* Begin *
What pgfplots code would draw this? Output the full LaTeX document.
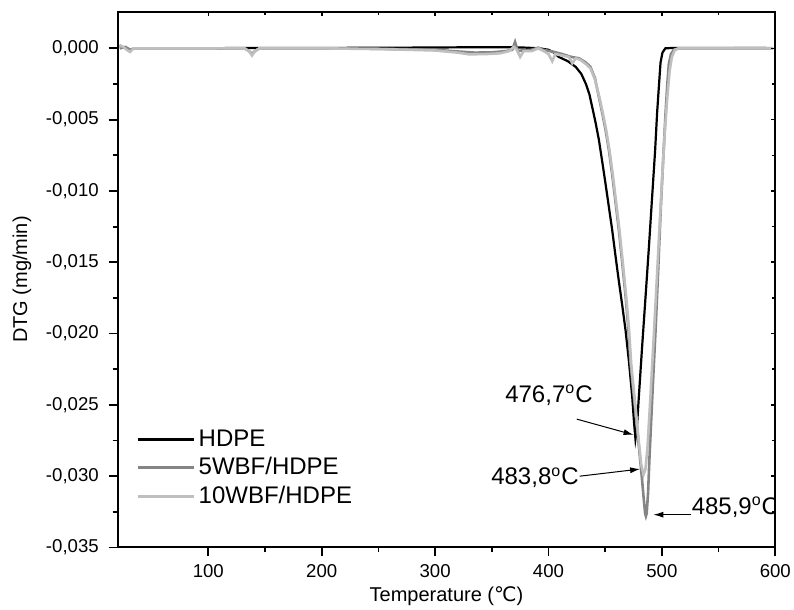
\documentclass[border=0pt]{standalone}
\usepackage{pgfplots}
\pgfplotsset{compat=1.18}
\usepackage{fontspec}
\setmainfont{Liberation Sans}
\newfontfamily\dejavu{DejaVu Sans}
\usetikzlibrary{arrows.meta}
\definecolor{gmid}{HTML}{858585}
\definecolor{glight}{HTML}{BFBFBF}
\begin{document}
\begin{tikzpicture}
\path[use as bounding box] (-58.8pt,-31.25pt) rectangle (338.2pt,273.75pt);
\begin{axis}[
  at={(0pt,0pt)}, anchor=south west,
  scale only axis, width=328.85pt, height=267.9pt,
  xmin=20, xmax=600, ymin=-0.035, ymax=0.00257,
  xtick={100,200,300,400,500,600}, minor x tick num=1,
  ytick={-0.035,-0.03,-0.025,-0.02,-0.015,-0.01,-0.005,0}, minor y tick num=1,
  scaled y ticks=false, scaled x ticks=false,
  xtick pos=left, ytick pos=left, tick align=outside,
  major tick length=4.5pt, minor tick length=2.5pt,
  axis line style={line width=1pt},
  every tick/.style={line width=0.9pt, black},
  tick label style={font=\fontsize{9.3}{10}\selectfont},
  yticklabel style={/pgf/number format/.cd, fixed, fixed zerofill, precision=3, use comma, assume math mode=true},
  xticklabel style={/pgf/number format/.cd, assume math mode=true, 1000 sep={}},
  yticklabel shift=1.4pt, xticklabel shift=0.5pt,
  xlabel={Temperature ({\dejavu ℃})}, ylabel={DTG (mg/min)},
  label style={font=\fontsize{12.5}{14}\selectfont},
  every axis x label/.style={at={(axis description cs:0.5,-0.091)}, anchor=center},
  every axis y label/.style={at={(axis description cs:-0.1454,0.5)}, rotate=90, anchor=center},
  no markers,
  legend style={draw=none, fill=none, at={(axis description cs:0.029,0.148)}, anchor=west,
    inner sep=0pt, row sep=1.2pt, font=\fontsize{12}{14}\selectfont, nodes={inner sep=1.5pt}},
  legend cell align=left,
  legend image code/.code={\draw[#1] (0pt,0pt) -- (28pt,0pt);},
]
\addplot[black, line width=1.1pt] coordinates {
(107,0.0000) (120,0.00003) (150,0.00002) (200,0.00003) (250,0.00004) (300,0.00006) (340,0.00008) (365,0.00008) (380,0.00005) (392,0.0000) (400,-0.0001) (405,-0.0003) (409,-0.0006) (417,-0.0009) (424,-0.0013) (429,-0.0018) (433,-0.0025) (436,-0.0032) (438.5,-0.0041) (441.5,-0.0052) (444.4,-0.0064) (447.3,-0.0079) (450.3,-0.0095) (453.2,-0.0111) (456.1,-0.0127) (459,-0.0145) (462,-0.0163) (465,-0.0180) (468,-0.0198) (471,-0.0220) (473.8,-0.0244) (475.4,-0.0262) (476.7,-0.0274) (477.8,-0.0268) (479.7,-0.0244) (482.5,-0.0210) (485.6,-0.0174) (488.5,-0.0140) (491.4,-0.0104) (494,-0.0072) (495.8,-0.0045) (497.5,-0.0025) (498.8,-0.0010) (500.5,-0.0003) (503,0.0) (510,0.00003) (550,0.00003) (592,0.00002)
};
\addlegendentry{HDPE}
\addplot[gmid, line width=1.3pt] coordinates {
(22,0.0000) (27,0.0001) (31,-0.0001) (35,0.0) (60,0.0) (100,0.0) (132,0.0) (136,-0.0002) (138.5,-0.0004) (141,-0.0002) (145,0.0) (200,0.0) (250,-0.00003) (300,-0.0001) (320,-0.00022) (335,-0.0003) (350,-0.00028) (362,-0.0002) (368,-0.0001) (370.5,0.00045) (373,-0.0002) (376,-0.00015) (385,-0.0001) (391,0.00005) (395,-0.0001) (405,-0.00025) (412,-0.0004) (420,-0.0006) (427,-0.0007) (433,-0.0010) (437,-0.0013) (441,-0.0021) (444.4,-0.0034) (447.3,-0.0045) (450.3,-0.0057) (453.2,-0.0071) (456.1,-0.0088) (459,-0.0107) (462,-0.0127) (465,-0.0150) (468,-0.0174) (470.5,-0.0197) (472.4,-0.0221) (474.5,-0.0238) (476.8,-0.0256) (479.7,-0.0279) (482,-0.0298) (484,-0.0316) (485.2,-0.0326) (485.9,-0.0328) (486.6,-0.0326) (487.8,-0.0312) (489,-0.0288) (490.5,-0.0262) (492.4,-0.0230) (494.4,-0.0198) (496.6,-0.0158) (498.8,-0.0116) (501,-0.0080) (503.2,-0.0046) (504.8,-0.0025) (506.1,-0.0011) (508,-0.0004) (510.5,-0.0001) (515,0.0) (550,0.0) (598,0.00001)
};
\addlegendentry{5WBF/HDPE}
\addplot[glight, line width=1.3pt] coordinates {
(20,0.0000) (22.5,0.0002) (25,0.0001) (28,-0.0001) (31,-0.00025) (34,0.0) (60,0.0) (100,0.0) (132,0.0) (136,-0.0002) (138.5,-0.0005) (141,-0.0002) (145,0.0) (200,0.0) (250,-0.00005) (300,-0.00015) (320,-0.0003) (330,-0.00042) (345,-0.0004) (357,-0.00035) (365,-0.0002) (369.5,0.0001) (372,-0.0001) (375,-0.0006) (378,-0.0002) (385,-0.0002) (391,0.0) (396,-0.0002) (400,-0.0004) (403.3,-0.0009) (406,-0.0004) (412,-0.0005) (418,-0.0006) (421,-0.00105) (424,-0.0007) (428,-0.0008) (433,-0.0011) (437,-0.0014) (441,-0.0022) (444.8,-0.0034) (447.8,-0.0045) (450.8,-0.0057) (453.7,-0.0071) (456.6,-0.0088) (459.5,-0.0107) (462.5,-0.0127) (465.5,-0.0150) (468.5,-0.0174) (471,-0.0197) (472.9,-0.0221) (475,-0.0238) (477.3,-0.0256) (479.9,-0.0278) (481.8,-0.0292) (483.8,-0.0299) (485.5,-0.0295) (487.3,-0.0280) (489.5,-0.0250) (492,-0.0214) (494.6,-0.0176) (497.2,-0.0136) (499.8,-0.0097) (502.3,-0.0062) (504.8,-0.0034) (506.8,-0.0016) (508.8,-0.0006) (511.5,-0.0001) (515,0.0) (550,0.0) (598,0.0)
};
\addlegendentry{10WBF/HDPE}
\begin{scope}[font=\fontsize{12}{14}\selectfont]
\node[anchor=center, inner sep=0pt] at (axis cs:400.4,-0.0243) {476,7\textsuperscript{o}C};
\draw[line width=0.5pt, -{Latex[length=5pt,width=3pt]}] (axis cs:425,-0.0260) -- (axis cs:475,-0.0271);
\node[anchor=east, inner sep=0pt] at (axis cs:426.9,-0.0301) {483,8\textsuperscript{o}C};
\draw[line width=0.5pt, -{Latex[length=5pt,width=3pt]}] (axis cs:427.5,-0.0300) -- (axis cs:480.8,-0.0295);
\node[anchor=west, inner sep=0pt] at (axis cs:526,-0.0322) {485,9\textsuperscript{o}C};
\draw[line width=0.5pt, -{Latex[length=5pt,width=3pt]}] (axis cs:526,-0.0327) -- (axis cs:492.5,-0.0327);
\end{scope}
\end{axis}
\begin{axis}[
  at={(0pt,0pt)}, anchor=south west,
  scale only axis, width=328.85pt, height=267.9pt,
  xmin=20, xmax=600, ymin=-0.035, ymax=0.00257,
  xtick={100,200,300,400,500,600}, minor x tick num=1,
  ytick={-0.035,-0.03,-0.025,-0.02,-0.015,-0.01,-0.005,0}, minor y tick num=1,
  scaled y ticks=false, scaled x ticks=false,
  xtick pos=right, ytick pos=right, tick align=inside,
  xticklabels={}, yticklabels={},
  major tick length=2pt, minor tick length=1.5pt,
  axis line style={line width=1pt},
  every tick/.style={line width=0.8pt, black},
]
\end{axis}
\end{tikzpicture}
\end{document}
* End *
**SET EXERCISE**
Where does the word "code" appear? Return each line that holds it.

**THE COMPLETED TASK**
What pgfplots code would draw this? Output the full LaTeX document.
  legend image code/.code={\draw[#1] (0pt,0pt) -- (28pt,0pt);},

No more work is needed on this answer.